Q+A: Asian studies must start in primary school, says uni expert

Research collaborations between Australian and Asian students are crucial to build links, Prof Purcell said. http://www.flickr.com/photos/aiesecgermany
Australian universities will not be able to produce graduates fluent in complex Asian languages without a massive funding boost and a rethink of language and cultural literacy teaching in schools, a senior university executive has said.

The federal government’s white paper on Australia in the Asian Century, released on Sunday, said the nation’s future prosperity depended on a huge increase in Asia cultural literacy, people-to-people links and competency in languages such as Hindi, Mandarin and Indonesian.

In this Q+A, the University of Technology Sydney’s Deputy Vice Chancellor and chair of the Universities Australia DVC International Committee, Professor William Purcell – who is fluent in Japanese and Korean – outlines what the sector needs to deliver the government’s vision.

What is your general response to the white paper?

It is a very pleasing report which recognises the importance of Australia’s positioning in Asia. It recognises the absolutely critical role that Australian universities and educational institutions are going to play in this strategy.

Generally, Australian universities, especially over the last five years, have moved from their international focus being on recruitment of international students to their engagement abroad in terms of deepening and strengthening our relationships to develop enduring and meaningful partnerships.

We are more focused on research training links, by which I mean joint and dual PhD programs, which really are the measure of internationalisation. You have students moving between labs in Australia and Asia, they have two supervisors, they spend a year in-country and you develop a range of significant links and resulting joint publications.

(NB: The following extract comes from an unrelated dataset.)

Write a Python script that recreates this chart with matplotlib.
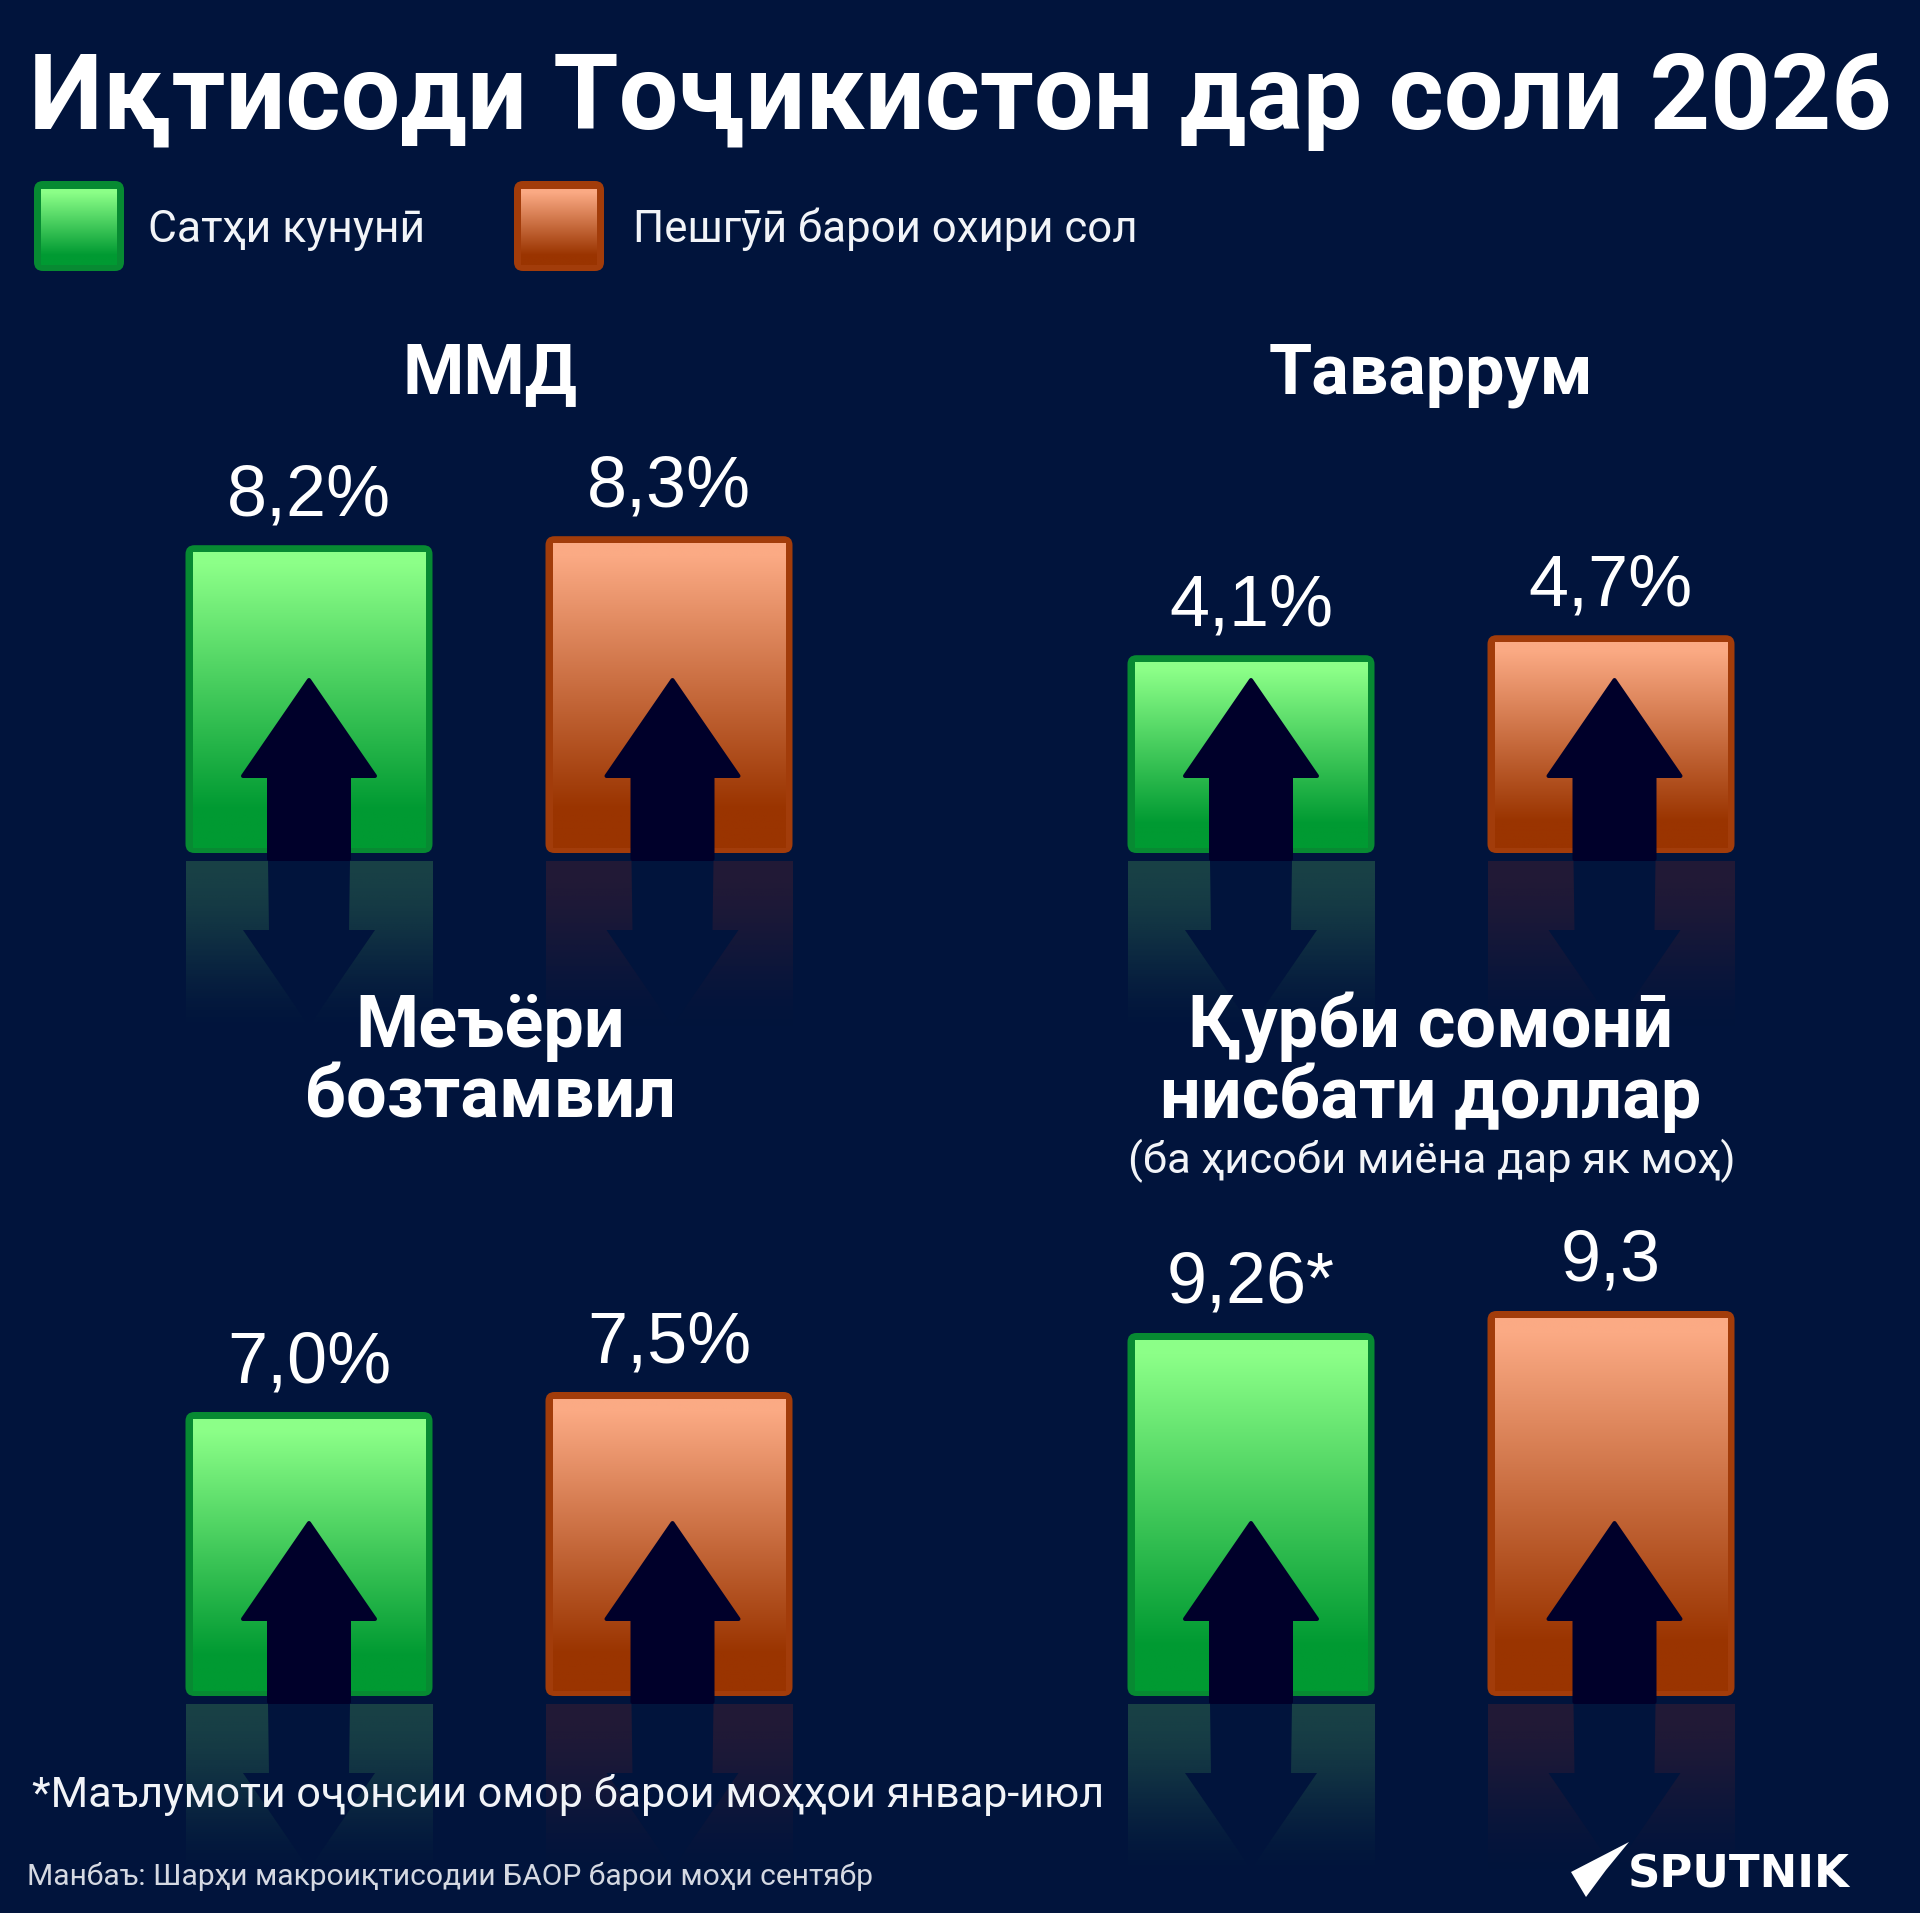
import numpy as np
import matplotlib
matplotlib.use('Agg')
import matplotlib.pyplot as plt
from matplotlib.colors import LinearSegmentedColormap, to_rgb
from matplotlib.patches import FancyBboxPatch, Polygon
from matplotlib.transforms import Affine2D, IdentityTransform

W, H = 1920, 1913
BG = '#01143C'
ARROW = '#00002A'
FONT = ['Roboto', 'DejaVu Sans']
VALUE_FONT = ['Liberation Sans', 'DejaVu Sans']

title = 'Иқтисоди Тоҷикистон дар соли 2026'
legend_labels = ['Сатҳи кунунӣ', 'Пешгӯӣ барои охири сол']
panel_titles = ['ММД', 'Таваррум', 'Меъёри\nбозтамвил', 'Қурби сомонӣ\nнисбати доллар']
panel_values = [[8.2, 8.3], [4.1, 4.7], [7.0, 7.5], [9.26, 9.3]]
value_labels = [['8,2%', '8,3%'], ['4,1%', '4,7%'], ['7,0%', '7,5%'], ['9,26*', '9,3']]
subtitle = '(ба ҳисоби миёна дар як моҳ)'
footnote = '*Маълумоти оҷонсии омор барои моҳҳои январ-июл'
source = 'Манбаъ: Шарҳи макроиқтисодии БАОР барои моҳи сентябр'

# per panel axis: value at the baseline and pixels per unit (the source bars are not zero based)
panel_base = [4.78, -1.84, -0.1, 8.6]
panel_scale = [90, 33.3, 40, 550]
panel_left = [129, 1071, 129, 1071]
panel_baseline = [853, 853, 1696, 1696]

green = LinearSegmentedColormap.from_list('g', [(0, '#8CFF88'), (0.04, '#8CFF88'), (0.87, '#009A32'), (1, '#009A32')])
orange = LinearSegmentedColormap.from_list('o', [(0, '#FBAA84'), (0.04, '#FBAA84'), (0.87, '#9A3400'), (1, '#9A3400')])
edges = ['#078A32', '#A23C0A']
mirror_colors = ['#60C864', '#A83020']
mirror_alpha = [0.25, 0.2]
cmaps = [green, orange]
ramp = np.linspace(0, 1, 256).reshape(-1, 1)


def px(pixels):
    return pixels * 0.72


def fade_image(color, alpha):
    t = np.linspace(0, 1, 256)
    rgba = np.zeros((256, 1, 4))
    rgba[:, :, :3] = to_rgb(color)
    rgba[:, 0, 3] = alpha * (1 - (3 * t ** 2 - 2 * t ** 3))
    return rgba


fig = plt.figure(figsize=(W / 100, H / 100), dpi=100, facecolor=BG)

# reflections sit on their own full size layer under the bars
under = fig.add_axes([0, 0, 1, 1], zorder=-1)
under.set_axis_off()

overlay = fig.add_axes([0, 0, 1, 1], zorder=10)
overlay.set_axis_off()

for k, values in enumerate(panel_values):
    base, scale = panel_base[k], panel_scale[k]
    height = 520
    ax = fig.add_axes([panel_left[k] / W, 1 - panel_baseline[k] / H, 720 / W, height / H])
    ax.set_axis_off()
    ax.patch.set_alpha(0)
    y_top = base + height / scale
    for i, v in enumerate(values):
        bar = ax.bar(i, v - base, bottom=base, width=247 / 360, facecolor='none', edgecolor='none')[0]
        ax.set_xlim(-0.5, 1.5)
        ax.set_ylim(base, y_top)

        x0, y0 = ax.transData.transform((i - 123.5 / 360, base))
        x1, y1 = ax.transData.transform((i + 123.5 / 360, v))
        ax.add_patch(FancyBboxPatch((x0, y0), x1 - x0, y1 - y0, boxstyle='round,pad=0,rounding_size=9',
                                    facecolor=edges[i], edgecolor='none', transform=IdentityTransform(),
                                    zorder=2, clip_on=False))
        ax.imshow(ramp, cmap=cmaps[i], aspect='auto', zorder=3,
                  extent=(i - 116.5 / 360, i + 116.5 / 360, base + 5 / scale, v - 7 / scale))
        ax.set_xlim(-0.5, 1.5)
        ax.set_ylim(base, y_top)

        ax.annotate(value_labels[k][i], (i, v), xytext=(0, px(30)), textcoords='offset points',
                    ha='center', va='baseline', color='white', fontsize=px(72),
                    family=VALUE_FONT, zorder=6)

        # arrow and its reflection work in pixels from the foot of the bar
        cx = (x0 + x1) / 2 + (3.5 if i == 1 else 0)
        shape = [(-40, -6), (-40, 77), (-66, 77), (0, 173), (66, 77), (40, 77), (40, -6)]
        ax.add_patch(Polygon(shape, closed=True, facecolor=ARROW, edgecolor=ARROW, linewidth=px(4),
                             joinstyle='round', transform=Affine2D().translate(cx, y0), zorder=5, clip_on=False))

        top = panel_baseline[k] + 8
        under.imshow(fade_image(mirror_colors[i], mirror_alpha[i]), aspect='auto',
                     extent=(x0, x1, top + 180, top))
        under.add_patch(Polygon([(cx + a, panel_baseline[k] + b) for a, b in shape[1:-1]] +
                                [(cx + 41, top), (cx - 41, top)],
                                closed=True, facecolor=BG, edgecolor='none'))

under.set_xlim(0, W)
under.set_ylim(H, 0)


def label(x, y, text, size, weight='regular', color='white', ha='left', family=FONT):
    overlay.text(x, y, text, fontsize=px(size), fontweight=weight, color=color, ha=ha, va='baseline',
                 family=family)


label(29, 129, title, 105.7, 'bold')

for i, (x, x_text) in enumerate([(34, 148), (514, 633)]):
    overlay.add_patch(FancyBboxPatch((x, 181), 90, 90, boxstyle='round,pad=0,rounding_size=9',
                                     facecolor=edges[i], edgecolor='none', zorder=1))
    overlay.imshow(ramp, cmap=cmaps[i], aspect='auto', extent=(x + 7, x + 83, 265, 189), zorder=2)
    label(x_text, 242, legend_labels[i], 44.5 if i == 0 else 43.8, color='#F2F4F8')

title_x = [490, 1431, 490, 1431]
title_y = [393, 394, 1047, 1047]
title_size = [70, 70, 72, 72]
for k, t in enumerate(panel_titles):
    for n, line in enumerate(t.split('\n')):
        label(title_x[k], title_y[k] + 71 * n, line, title_size[k], 'bold', ha='center')

label(1432, 1173, subtitle, 43.5, ha='center', color='#F2F4F8')
label(32, 1807, footnote, 43.1, color='#F2F4F8')
label(27, 1885, source, 30.07, color='#D5D9E2')

# logo: wing shape plus the wordmark
overlay.add_patch(Polygon([(1629, 1842), (1571, 1872), (1586, 1897), (1606, 1870)], closed=True,
                          facecolor='white', edgecolor='none'))
label(1628, 1888, 'SPUTNIK', 45, 'bold', family=['DejaVu Sans'])

overlay.set_xlim(0, W)
overlay.set_ylim(H, 0)

fig.savefig('out.png', dpi=100, facecolor=BG)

At UTS, for example, we have four key technology partners in China and we have dual PhD programs with all of those universities.

At UTS, we have a lot of joint research centres with our overseas partners, [which] provide a really significant infrastructure for research and training. I think all of the Australian universities have moved toward what we call this third wave of internationalisation.

About 25 Australian universities have campuses and courses in Asia already. RMIT has a significant campus in Vietnam with about 20,000 students.

I think about 65% or more of our international students come from the major Asian countries.

What more needs to be done to help universities deliver on the goals outlined in the paper?

We also have to increase the mobility level of our students going to Asia, building their global skills by experiences abroad. Traditionally, they have been six month or one-year exchange for credit. But we have more students working full time so we need to find new ways to send them abroad for short term programs of four to eight weeks.

We have worked hard to do this at UTS through our BUILD program. For example, last year we sent our film students to do a Bollywood director shadowing program, we sent our business students to study micro finance programs in India, we sent our design students to study textiles in India.

What about funding?

This is a very ambitious plan. The one thing that is missing from it is the funding to build the capabilities to deliver language teachers.

If we are going to grow Asian language education, it really has to begin in the schools. I am not just talking about high schools, I am talking about primary school education too. This is where languages are most easily acquired. We need to inspire [students’] curiosity and to embed the importance of Asian culture, as well as language, in our curriculum. This will require significant funding.

We simply do not have the language teaching capabilities currently in Australia to deliver the ambitious program.

I mean both language teachers and across the disciplines of the humanities, business and social sciences. This will require a massive investment in the school sector and the university sector if we are going to deliver on what the government aspires to.

It’s a wonderful plan but unless it’s funded, it wont be realised.

How do we arouse students’ curiosity in Asia?

I think we have to develop curriculum early, even at elementary level, which embeds Asian culture and the relevance of Asian culture. Even talking about food or sports, begins to arouse curiosity.

It’s really not possible, speaking as a linguist myself, for students generally to begin studying complex Asian languages at university and acquire a professional competence on exit from university. It’s a whole-of-education task.

If universities can get students who have learnt Asian languages in high school, then we have the means to graduate people with professional language competence.

Is Australia coming at this problem too late?

I think Australia has, compared to most Western developed countries, a high level of Asian literacy. It’s not the level we need to build the prosperous country we want but we have a historically good platform.

To get to that point where we have a critical mass, to really grow our prosperity and to grow incomes as suggested in the white paper, we need a massive uplift.

I think the challenge will be, quite apart from the funding issue, that Australian universities will need to step forward to meet the goals of this plan. To look at the positioning of languages in their universities, to make available the opportunities in a creative way for students to be able to study the languages in a flexible way. To be making sure they have strategies which are oriented toward Asia and not just to our traditional research collaborators in North America and the United Kingdom. There is a mission for Australian universities. We are making good progress and we are up to it.